---------- MATERIAL PROVIDED ----------

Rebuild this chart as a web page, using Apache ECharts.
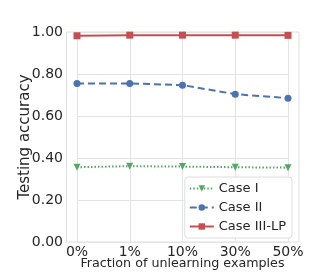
<!DOCTYPE html>
<html><head><meta charset="utf-8">
<script src="https://cdn.jsdelivr.net/npm/echarts@6/dist/echarts.min.js"></script>
<style>html,body{margin:0;padding:0;background:#fff}#c{width:332px;height:272px}</style>
</head><body><div id="c"></div>
<script>
const categories = ['0%', '1%', '10%', '30%', '50%'];
const caseI = [0.356, 0.361, 0.359, 0.356, 0.354];
const caseII = [0.755, 0.755, 0.747, 0.704, 0.685];
const caseIIILP = [0.982, 0.985, 0.985, 0.985, 0.984];
const yTicks = [0, 0.2, 0.4, 0.6, 0.8, 1.0];

const font = 'DejaVu Sans';
const txt = '#262626';
const gridC = '#e3e3e3';
const chart = echarts.init(document.getElementById('c'), null, {renderer: 'canvas'});
chart.setOption({
  animation: false,
  textStyle: {fontFamily: font, color: txt},
  grid: [
    {left: 77, right: 44, top: 32, bottom: 30, show: false, containLabel: false, outerBoundsMode: 'none'},
    {left: 66.5, right: 33, top: 32, bottom: 30, show: true, borderColor: '#dedede', borderWidth: 1,
     backgroundColor: 'transparent', z: 0, containLabel: false, outerBoundsMode: 'none'}
  ],
  xAxis: [
    {type: 'category', data: categories, boundaryGap: false, gridIndex: 0,
     name: 'Fraction of unlearning examples', nameLocation: 'middle', nameGap: 15.5, nameMoveOverlap: false,
     nameTextStyle: {fontFamily: font, fontSize: 12.7, color: txt},
     axisLine: {show: false}, axisTick: {show: false},
     axisLabel: {fontFamily: font, fontSize: 14, color: txt, margin: 3},
     splitLine: {show: true, lineStyle: {color: gridC, width: 1}}},
    {type: 'value', gridIndex: 1, show: false}
  ],
  yAxis: [
    {type: 'value', gridIndex: 0, min: 0, max: 1, interval: 0.2,
     name: 'Testing accuracy', nameLocation: 'middle', nameGap: 44, nameMoveOverlap: false,
     nameTextStyle: {fontFamily: font, fontSize: 15, color: txt},
     axisLine: {show: false}, axisTick: {show: false},
     axisLabel: {fontFamily: font, fontSize: 14, color: txt, margin: 14,
       formatter: v => v.toFixed(2)},
     splitLine: {show: true, lineStyle: {color: gridC, width: 1}}},
    {type: 'value', gridIndex: 1, show: false}
  ],
  legend: {
    right: 40, top: 177, orient: 'vertical', itemWidth: 24, itemHeight: 8, itemGap: 6,
    backgroundColor: '#fff', borderColor: '#dedede', borderWidth: 1, borderRadius: 3,
    padding: [5, 6, 5, 4],
    textStyle: {fontFamily: font, fontSize: 13, color: txt},
    data: ['Case I', 'Case II', 'Case III-LP']
  },
  series: [
    {name: 'Case I', type: 'line', data: caseI, color: '#55a868',
     symbol: 'triangle', symbolRotate: 180, symbolSize: 7,
     lineStyle: {width: 2, type: [1.5, 2]}, itemStyle: {color: '#55a868'}},
    {name: 'Case II', type: 'line', data: caseII, color: '#4c72b0',
     symbol: 'circle', symbolSize: 7,
     lineStyle: {width: 2, type: [7, 4]}, itemStyle: {color: '#4c72b0'}},
    {name: 'Case III-LP', type: 'line', data: caseIIILP, color: '#c44e52',
     symbol: 'rect', symbolSize: 7,
     lineStyle: {width: 2}, itemStyle: {color: '#c44e52'}}
  ]
});
</script></body></html>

----------

TASK OBJECTIVE
Write out an exact copy of the listing, first line through the line containing "const yTicks = [0, 0.2, 0.4, 0.6, 0.8, 1.0];", with the pictures left out.

ANSWER IN FULL
Rebuild this chart as a web page, using Apache ECharts.
<!DOCTYPE html>
<html><head><meta charset="utf-8">
<script src="https://cdn.jsdelivr.net/npm/echarts@6/dist/echarts.min.js"></script>
<style>html,body{margin:0;padding:0;background:#fff}#c{width:332px;height:272px}</style>
</head><body><div id="c"></div>
<script>
const categories = ['0%', '1%', '10%', '30%', '50%'];
const caseI = [0.356, 0.361, 0.359, 0.356, 0.354];
const caseII = [0.755, 0.755, 0.747, 0.704, 0.685];
const caseIIILP = [0.982, 0.985, 0.985, 0.985, 0.984];
const yTicks = [0, 0.2, 0.4, 0.6, 0.8, 1.0];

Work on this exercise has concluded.